Human beings who do not aim at being fully developed humans, who combine in their persons and lives male-female tasks, are incapable of effective leadership of communities of care centered on an ethic of respect for life. The bishops cannot and never will obtain buy-in for their life ethic until they begin to show that they themselves take the ethic of life seriously, in all its ramifications. As a start, they could begin to listen, for instance, as mothers listen carefully to their children, to hear the words inside the spoken words, the cries of the speaking heart hidden in the words.
One of the supremely ironic effects of the current papal regime’s call for a purge of gays in the priesthood and in seminaries is that this purge is likely to weed out precisely those men in ministry most competent at modeling the gender-complementarity that should be the goal of any balanced human psyche, and, in particular, of the psyche of any human being in ministry. The church’s current ugly, preposterous attempt to convince us that the only good priest is a manly man—a man modeling a macho, swaggering maleness that demeans women—will eventually starve the priesthood of candidates most gifted for pastoral ministry.

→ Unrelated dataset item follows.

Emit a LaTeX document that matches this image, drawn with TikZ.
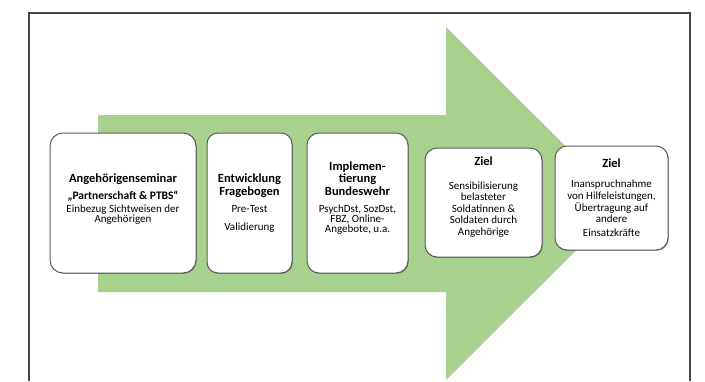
\documentclass[tikz,border=0pt]{standalone}
\usepackage{fontspec}
\setmainfont{Carlito}
\usetikzlibrary{shadows}
\definecolor{arrowgreen}{RGB}{169,209,142}
\definecolor{framegray}{RGB}{70,70,70}
\definecolor{boxgray}{RGB}{90,90,90}
\newcommand{\mytitle}{\fontsize{12.5}{13}\selectfont\bfseries}
\newcommand{\mysub}{\fontsize{11.5}{12}\selectfont\bfseries}
\newcommand{\mybody}{\fontsize{11}{11.5}\selectfont\lineskiplimit=-20pt}
\begin{document}
\begin{tikzpicture}[x=1pt,y=-1pt,
  stage/.style={draw=boxgray, line width=1pt, fill=white, rounded corners=13pt, inner sep=0pt,
    drop shadow={shadow xshift=0.8pt, shadow yshift=-0.8pt, opacity=0.3, fill=black}},
  stagetext/.style={align=center, font=\mybody, inner sep=0pt}]
\useasboundingbox (0,0) rectangle (705,381);
\fill[white] (0,0) rectangle (705,381);
% frame
\coordinate (fbl) at (29,381);
\coordinate (ftl) at (29,13);
\coordinate (ftr) at (690,13);
\coordinate (fbr) at (690,381);
\draw[framegray, line width=1.2pt] (fbl) -- (ftl) -- (ftr) -- (fbr);
% big arrow
\fill[arrowgreen] (98,115) -- (446,115) -- (446,27) -- (623,203.5) -- (446,380) -- (446,292) -- (98,292) -- cycle;
% boxes
\node[stage, minimum width=146pt, minimum height=140pt] (box1) at (123,203) {};
\node[stage, minimum width=85pt, minimum height=140pt, rounded corners=11pt] (box2) at (249.5,203) {};
\node[stage, minimum width=101pt, minimum height=140pt, rounded corners=12pt] (box3) at (357.5,203) {};
\node[stage, minimum width=117pt, minimum height=109pt, rounded corners=12pt] (box4) at (483.5,202.5) {};
\node[stage, minimum width=113pt, minimum height=104pt, rounded corners=12pt] (box5) at (611.5,198) {};
% texts
\node[stagetext] (t1) at (123,199) {{\mytitle Angehörigenseminar}\\[5.5pt]{\mysub „Partnerschaft \& PTBS“}\\[1.5pt]Einbezug Sichtweisen der\\[-1.5pt]Angehörigen};
\node[stagetext] (t2) at (249.5,203.5) {{\mytitle Entwicklung}\\[1.5pt]{\mytitle Fragebogen}\\[5.5pt]Pre-Test\\[6.5pt]Validierung};
\node[stagetext] (t3) at (357.5,198.5) {{\mytitle Implemen-}\\[0.5pt]{\mytitle tierung}\\[1.5pt]{\mytitle Bundeswehr}\\[5.5pt]PsychDst, SozDst,\\[-1.5pt]FBZ, Online-\\[-1.5pt]Angebote, u.a.};
\node[stagetext] (t4) at (483.5,197) {{\mytitle Ziel}\\[12.5pt]Sensibilisierung\\belasteter\\Soldatinnen \&\\Soldaten durch\\Angehörige};
\node[stagetext] (t5) at (611.5,197.5) {{\mytitle Ziel}\\[8.5pt]Inanspruchnahme\\[0.5pt]von Hilfeleistungen,\\[0.5pt]Übertragung auf\\andere\\[2.5pt]Einsatzkräfte};
\end{tikzpicture}
\end{document}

And it will also eventually undermine the church’s teaching about respect for life even more profoundly than it has already been undermined by a generation of bishops who have unthinkingly bought into the rhetoric of gender complementarity with its attendant presuppositions of the male's obligation to dominate and the female's calling to submit. If the bishops ever want to convince us that they really do respect life—all life, from cradle to grave—then they need to drop the act of the domineering papa and the gay-bashing that goes with that act, and act like good mothers for a change.